“What is behind you: 4 of Cups. Boredom, discontent, dissatisfaction. A mood of glutted apathy shrouded you. Feelings of yearning for something which was, at that moment, too generously fulfilled, turned into rejection, revulsion, and vexation. The foul temperament indicated may have extended from a persistent nagging to intense forms of strife, spite, and embitterment. Overcoming sightless inertia helps you see tangible opportunities.”
I awoke at 5am today, light streaming in through my dreaming-into-wakening thoughts. Gah. Once my brain is engaged, which takes milliseconds not minutes, it is useless for me to attempt the final hour and a half rest I am rightfully due, so trying not to worry too much about tiredness later in the day, I got up. Leaving the bedroom silently, I went next door to where the day things live. They fell quietly back into place as soon as I entered the bright morning room, careful not to give any sign of the abandoned revelry that happens during the night when we are not looking.
Without questioning what I was doing, I went straight to my iBook, lifted the white plastic lid on my online life, and typed in the Mystic Games URL. I need to know. I want to see. I am not even awake yet (that’s a lie: I am awake, I am in control, I am choosing to do this) but I am going through the motions. I choose: Tarot: Popular 1910 deck: Celtic Cross Spread.
Celtic Cross, spreads straight from the fridge, delicious on warm toast. I am doing this, I realise, before my head has a chance to wake up completely and censor me.

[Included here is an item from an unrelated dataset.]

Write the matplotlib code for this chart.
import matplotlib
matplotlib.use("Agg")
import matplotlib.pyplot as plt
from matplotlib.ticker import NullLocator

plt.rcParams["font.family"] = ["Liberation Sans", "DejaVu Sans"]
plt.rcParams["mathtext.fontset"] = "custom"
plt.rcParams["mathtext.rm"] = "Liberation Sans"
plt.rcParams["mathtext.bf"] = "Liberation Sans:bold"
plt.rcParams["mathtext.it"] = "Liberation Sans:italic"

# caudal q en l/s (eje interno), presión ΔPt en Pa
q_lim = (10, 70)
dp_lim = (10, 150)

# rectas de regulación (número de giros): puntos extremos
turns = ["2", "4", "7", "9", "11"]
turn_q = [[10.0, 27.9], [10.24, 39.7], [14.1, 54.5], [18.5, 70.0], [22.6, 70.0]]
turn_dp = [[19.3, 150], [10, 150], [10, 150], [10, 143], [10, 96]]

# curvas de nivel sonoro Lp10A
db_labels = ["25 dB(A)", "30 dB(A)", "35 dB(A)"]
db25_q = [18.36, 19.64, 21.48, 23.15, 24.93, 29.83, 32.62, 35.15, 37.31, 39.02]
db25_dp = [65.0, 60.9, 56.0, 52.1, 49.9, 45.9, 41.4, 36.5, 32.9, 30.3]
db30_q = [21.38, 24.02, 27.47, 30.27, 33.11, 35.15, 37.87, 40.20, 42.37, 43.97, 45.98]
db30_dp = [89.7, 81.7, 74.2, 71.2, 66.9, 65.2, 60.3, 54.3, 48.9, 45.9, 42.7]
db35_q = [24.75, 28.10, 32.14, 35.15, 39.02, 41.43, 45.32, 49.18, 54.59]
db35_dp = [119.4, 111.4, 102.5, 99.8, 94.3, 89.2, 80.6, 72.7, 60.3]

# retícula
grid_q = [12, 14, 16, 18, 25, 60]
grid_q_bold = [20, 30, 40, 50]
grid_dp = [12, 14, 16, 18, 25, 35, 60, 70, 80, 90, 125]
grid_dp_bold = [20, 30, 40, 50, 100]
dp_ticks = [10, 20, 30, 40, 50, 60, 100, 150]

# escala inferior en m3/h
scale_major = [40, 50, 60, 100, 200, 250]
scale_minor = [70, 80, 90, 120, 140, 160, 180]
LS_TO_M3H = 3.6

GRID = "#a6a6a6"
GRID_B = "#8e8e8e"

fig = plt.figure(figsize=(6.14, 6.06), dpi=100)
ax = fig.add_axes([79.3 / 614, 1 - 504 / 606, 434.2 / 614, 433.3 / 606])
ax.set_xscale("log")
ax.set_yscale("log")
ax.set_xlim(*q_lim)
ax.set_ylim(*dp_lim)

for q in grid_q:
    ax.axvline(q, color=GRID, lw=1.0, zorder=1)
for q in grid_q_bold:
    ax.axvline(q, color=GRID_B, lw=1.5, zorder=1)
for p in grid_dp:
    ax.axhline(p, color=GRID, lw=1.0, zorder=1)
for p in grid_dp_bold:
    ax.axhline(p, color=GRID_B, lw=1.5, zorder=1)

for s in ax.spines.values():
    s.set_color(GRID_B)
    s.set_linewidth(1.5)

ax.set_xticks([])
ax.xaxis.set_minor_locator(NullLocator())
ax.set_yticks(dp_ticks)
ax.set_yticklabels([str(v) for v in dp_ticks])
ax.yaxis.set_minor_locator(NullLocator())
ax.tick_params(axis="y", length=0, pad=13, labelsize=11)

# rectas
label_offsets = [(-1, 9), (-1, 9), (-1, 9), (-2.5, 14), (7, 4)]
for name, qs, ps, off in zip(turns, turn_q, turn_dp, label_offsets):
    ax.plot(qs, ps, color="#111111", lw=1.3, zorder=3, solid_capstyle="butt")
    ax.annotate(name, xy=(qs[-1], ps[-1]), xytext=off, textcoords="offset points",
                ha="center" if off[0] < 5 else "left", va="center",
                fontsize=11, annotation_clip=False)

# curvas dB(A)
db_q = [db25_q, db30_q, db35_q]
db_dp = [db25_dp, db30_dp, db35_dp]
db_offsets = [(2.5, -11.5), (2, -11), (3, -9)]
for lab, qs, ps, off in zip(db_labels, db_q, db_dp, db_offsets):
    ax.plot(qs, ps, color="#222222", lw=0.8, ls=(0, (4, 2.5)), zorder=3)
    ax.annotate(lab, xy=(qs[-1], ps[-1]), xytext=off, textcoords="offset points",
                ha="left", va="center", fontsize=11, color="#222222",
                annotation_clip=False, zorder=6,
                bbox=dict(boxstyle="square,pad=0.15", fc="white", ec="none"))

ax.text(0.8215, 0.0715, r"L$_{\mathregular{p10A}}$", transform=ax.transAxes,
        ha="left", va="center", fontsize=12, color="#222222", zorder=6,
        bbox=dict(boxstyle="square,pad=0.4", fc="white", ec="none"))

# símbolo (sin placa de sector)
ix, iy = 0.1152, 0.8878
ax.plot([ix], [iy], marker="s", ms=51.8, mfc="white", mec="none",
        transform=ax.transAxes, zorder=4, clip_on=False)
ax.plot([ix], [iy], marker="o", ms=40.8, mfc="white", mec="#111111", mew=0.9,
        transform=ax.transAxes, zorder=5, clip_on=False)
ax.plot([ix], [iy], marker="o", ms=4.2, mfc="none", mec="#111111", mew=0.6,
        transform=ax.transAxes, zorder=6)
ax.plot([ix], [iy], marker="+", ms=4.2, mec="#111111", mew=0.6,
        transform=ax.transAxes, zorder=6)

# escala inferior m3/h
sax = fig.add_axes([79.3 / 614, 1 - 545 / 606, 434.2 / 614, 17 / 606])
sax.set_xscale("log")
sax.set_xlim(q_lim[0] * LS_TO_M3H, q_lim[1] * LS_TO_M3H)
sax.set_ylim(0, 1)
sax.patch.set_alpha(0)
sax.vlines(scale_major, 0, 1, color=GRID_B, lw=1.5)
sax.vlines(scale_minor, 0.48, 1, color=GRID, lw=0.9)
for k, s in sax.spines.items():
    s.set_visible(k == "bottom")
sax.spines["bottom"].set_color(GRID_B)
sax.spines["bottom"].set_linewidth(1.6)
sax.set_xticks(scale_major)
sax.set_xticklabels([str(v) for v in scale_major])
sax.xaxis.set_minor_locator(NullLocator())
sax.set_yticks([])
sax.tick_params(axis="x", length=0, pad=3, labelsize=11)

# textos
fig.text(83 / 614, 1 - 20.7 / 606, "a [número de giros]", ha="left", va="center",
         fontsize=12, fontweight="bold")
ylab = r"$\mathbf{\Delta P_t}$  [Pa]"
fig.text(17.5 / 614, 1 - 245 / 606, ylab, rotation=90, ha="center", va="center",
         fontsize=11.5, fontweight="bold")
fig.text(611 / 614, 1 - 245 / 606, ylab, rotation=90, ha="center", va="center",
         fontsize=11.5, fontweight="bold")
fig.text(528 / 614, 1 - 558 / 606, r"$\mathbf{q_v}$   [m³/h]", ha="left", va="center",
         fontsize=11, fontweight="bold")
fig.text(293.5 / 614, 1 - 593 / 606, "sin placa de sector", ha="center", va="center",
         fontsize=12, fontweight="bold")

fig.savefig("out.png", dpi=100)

I am supposed to have to given this up, but like my old friend said to me once, what are you doing in the barbershop if you don’t want a haircut?
I feel surprisingly little guilt at this irrationality, not just because I feel surprisingly little guilt anymore about anything. Fortune telling, readings, divination, these are things I purport to have put behind me during the Great Rational Phase which coincided with my therapy, but actually, like an alcoholic sneaking a pint, I have sometimes dabbled – backslid – whilst definitely not allowing it replace careful cogitation, and consequent measured, sane action.

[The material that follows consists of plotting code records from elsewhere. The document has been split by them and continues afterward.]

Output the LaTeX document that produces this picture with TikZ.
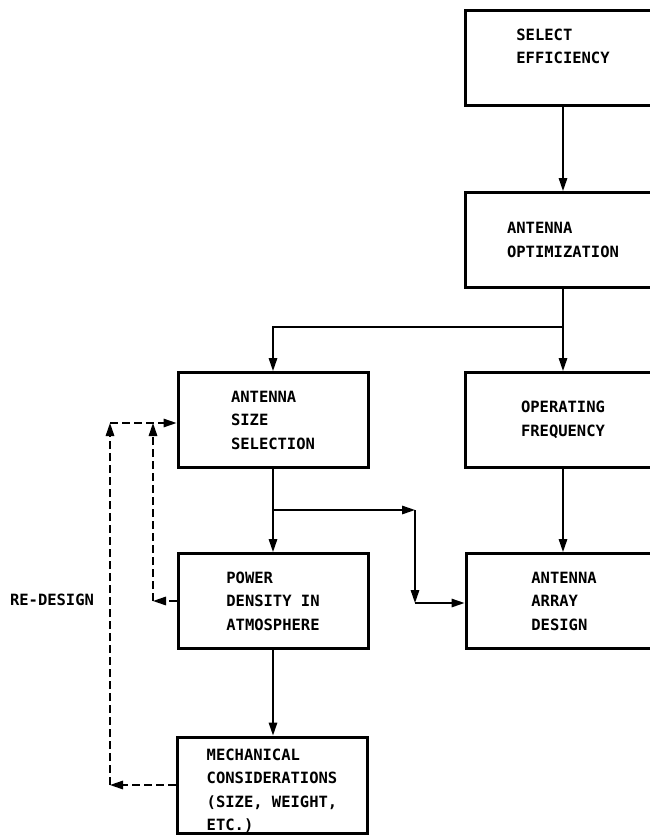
\documentclass[tikz,border=0pt]{standalone}
\usepackage{fontspec}
\newfontfamily\chartfont{DejaVu Sans Mono}
\usetikzlibrary{arrows.meta,calc}
\tikzset{
	label font/.style={font=\chartfont\bfseries\fontsize{15.5}{23.5}\selectfont},
	box/.style={draw, line width=3pt, minimum width=196pt, minimum height=95pt, inner sep=0pt, align=left, label font},
	txt/.style={inner sep=0pt, align=left, label font},
	wire/.style={line width=1.5pt},
	arr/.style={wire, -{Triangle[length=13pt,width=8.5pt]}},
	redash/.style={arr, dash pattern=on 8pt off 4pt}
}

\begin{document}
\begin{tikzpicture}[x=1pt,y=-1pt]
			%%%%% START %%%%%
			\useasboundingbox (0,0) rectangle (650,835);
			
			\node[box] (select) at (563,58) {SELECT\\EFFICIENCY\\~};
			\node[box] (optim) at (563,240) {ANTENNA\\OPTIMIZATION};
			\node[box] (freq) at (563,420) {OPERATING\\FREQUENCY};
			\node[box] (array) at (564,601) {ANTENNA\\ARRAY\\DESIGN};
			
			\node[box, minimum width=190pt] (size) at (273,420) {ANTENNA\\SIZE\\SELECTION};
			\node[box, minimum width=190pt] (power) at (273,601) {POWER\\DENSITY IN\\ATMOSPHERE};
			\node[box, minimum width=190pt, minimum height=96pt] (mech) at (272,785) {};
			\node[txt] (mechtxt) at ([yshift=-6pt]mech.center) {MECHANICAL\\CONSIDERATIONS\\(SIZE, WEIGHT,\\ETC.)};
			
			\node[txt] (redesign) at (52,600) {RE-DESIGN};
			
			% main flow
			\coordinate (split) at (563,327);
			\draw[arr] (select.south) -- (optim.north);
			\draw[wire] (optim.south) -- (split);
			\draw[arr] (split) -- (freq.north);
			\draw[arr] (split) -| (size.north);
			\draw[arr] (freq.south) -- (freq.south |- array.north);
			\draw[arr] (size.south) -- (power.north);
			\draw[arr] (power.south) -- (power.south |- mech.north);
			
			\coordinate (fork) at (273,510);
			\coordinate (bendtop) at (415,510);
			\coordinate (bendlow) at (415,603);
			\draw[arr] (fork) -- (bendtop);
			\draw[arr] (bendtop) -- (bendlow);
			\draw[arr] (bendlow) -- (bendlow -| array.west);
			
			% re-design loops
			\coordinate (inlow) at (153,601);
			\coordinate (intop) at (153,423);
			\coordinate (outlow) at (110,785);
			\coordinate (outtop) at (110,423);
			\draw[redash] (power.west) -- (inlow);
			\draw[redash] (inlow) -- (intop);
			\draw[redash] (mech.west) -- (outlow);
			\draw[redash] (outlow) -- (outtop);
			\draw[redash] (outtop) -- (outtop -| size.west);
			
			%%%%% END %%%%%
\end{tikzpicture}
\end{document}
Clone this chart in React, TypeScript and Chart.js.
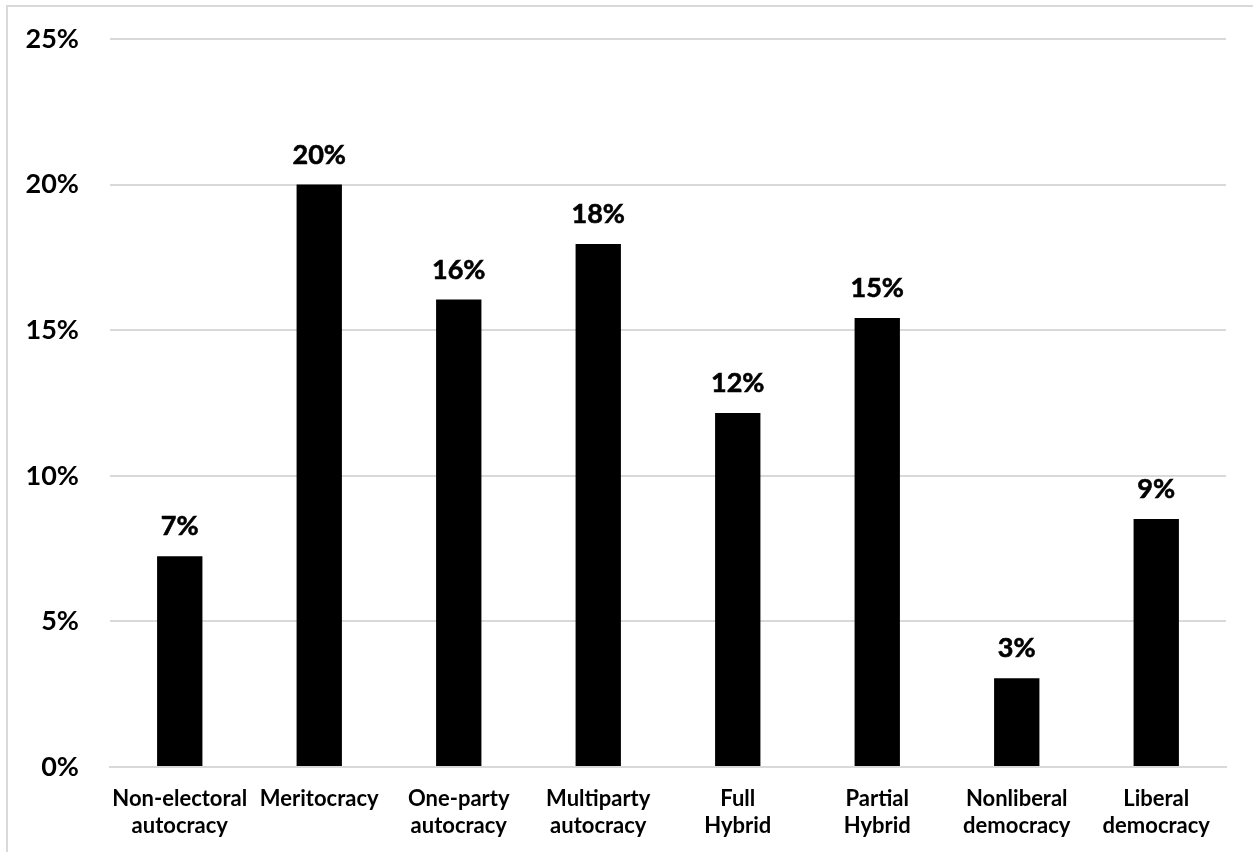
import React, { useEffect, useRef } from "react";
import { Chart, registerables } from "chart.js";

Chart.register(...registerables);

// Regime categories, two lines each
const categories: string[][] = [
  ["Non-electoral", "autocracy"],
  ["Meritocracy"],
  ["One-party", "autocracy"],
  ["Multiparty", "autocracy"],
  ["Full", "Hybrid"],
  ["Partial", "Hybrid"],
  ["Nonliberal", "democracy"],
  ["Liberal", "democracy"],
];

// Share of cases per regime type (percent)
const shares: number[] = [7.24, 20.0, 16.05, 17.96, 12.16, 15.42, 3.05, 8.52];

// Y axis range and tick step (percent)
const yMin = 0;
const yMax = 25;
const yStep = 5;

const FONT = "Lato, 'Noto Sans', sans-serif";

const valueLabels = {
  id: "valueLabels",
  afterDatasetsDraw(chart: any) {
    const ctx = chart.ctx;
    const meta = chart.getDatasetMeta(0);
    const data = chart.data.datasets[0].data as number[];
    ctx.save();
    ctx.font = `bold 27px ${FONT}`;
    ctx.fillStyle = "#000000";
    ctx.textAlign = "center";
    ctx.textBaseline = "alphabetic";
    meta.data.forEach((bar: any, i: number) => {
      const x = bar.x;
      const y = bar.y - 21;
      ctx.fillText(`${Math.round(data[i])}%`, x, y);
      ctx.lineWidth = 0.6;
      ctx.strokeStyle = "#000000";
      ctx.strokeText(`${Math.round(data[i])}%`, x, y);
    });
    ctx.restore();
  },
};

export default function App() {
  const canvasRef = useRef<HTMLCanvasElement | null>(null);

  useEffect(() => {
    if (!canvasRef.current) return;
    const chart = new Chart(canvasRef.current, {
      type: "bar",
      data: {
        labels: categories,
        datasets: [
          {
            data: shares,
            backgroundColor: "#000000",
            borderWidth: 0,
            barPercentage: 0.325,
            categoryPercentage: 1,
          },
        ],
      },
      options: {
        responsive: false,
        animation: false,
        layout: { padding: { left: 0, right: 27, top: 39, bottom: 0 } },
        plugins: {
          legend: { display: false },
          tooltip: { enabled: false },
          title: { display: false },
        },
        scales: {
          x: {
            grid: { display: false, drawTicks: false },
            border: { display: true, color: "#d9d9d9", width: 2 },
            ticks: {
              color: "#000000",
              font: { family: FONT, size: 22, weight: "bold", lineHeight: 1.2 },
              padding: 19,
              maxRotation: 0,
              autoSkip: false,
            },
            afterFit(scale: any) {
              scale.height = 85;
            },
          },
          y: {
            min: yMin,
            max: yMax,
            grid: { color: "#d9d9d9", lineWidth: 2, drawTicks: false },
            border: { display: false },
            ticks: {
              stepSize: yStep,
              color: "#000000",
              font: { family: FONT, size: 27, weight: "bold" },
              padding: 31,
              callback: (v: any) => `${v}%`,
            },
            afterFit(scale: any) {
              scale.width = 110;
              scale.paddingTop = 0;
              scale.paddingBottom = 0;
            },
          },
        },
      },
      plugins: [valueLabels],
    });
    return () => chart.destroy();
  }, []);

  return (
    <div
      style={{
        position: "absolute",
        left: 0,
        top: 0,
        width: 1253,
        height: 852,
        background: "#ffffff",
        overflow: "hidden",
      }}
    >
      <div
        style={{
          position: "absolute",
          left: 6,
          top: 5,
          width: 1260,
          height: 860,
          borderLeft: "2px solid #d9d9d9",
          borderTop: "2px solid #d9d9d9",
        }}
      />
      <canvas
        ref={canvasRef}
        width={1253}
        height={852}
        style={{ position: "absolute", left: 0, top: 0 }}
      />
    </div>
  );
}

I have consciously forsworn my garish wizard’s cloak with it’s swirling esoteric emblems for a stylish navy blue showerproof jacket by Balmain, Paris.
Recently I have indeed been unwinding, and some of it has been more like unravelling, which although occassionally chaotic, is no bad thing. My therapist once said to me, wracked at the time with the kind of pain that comes from pulling rotten psychological teeth, “You will probably become distressed when you first start to let go – the process is likely to increase your anxiety in the short term.” He was right, and now I find myself many moons later, remembering his wisdom, as represented by the King of Cups, he makes a swan song appearance, soothing me on the water, as unseen currents pull and twist my little boat towards a shore I know not where.
As I repeated myself like Pavlov’s poor puppy, I remembered the list of things I no longer do, by way of reassurance. I no longer read my personal daily horoscope, I no longer use esoteric methods to balance the books, emotional or financial, and I no longer offer up advice to people using the tools of divination and the skills of interpretation which I have developed over 25 years. My I Ching readings are down to one a year. Honestly.
And after all this excuse making, and rationalisation, and hand-wringing, having lifted the lid as best I can and peeked into that dark, do I believe any of it?
Of course I do, it’s my future, after all!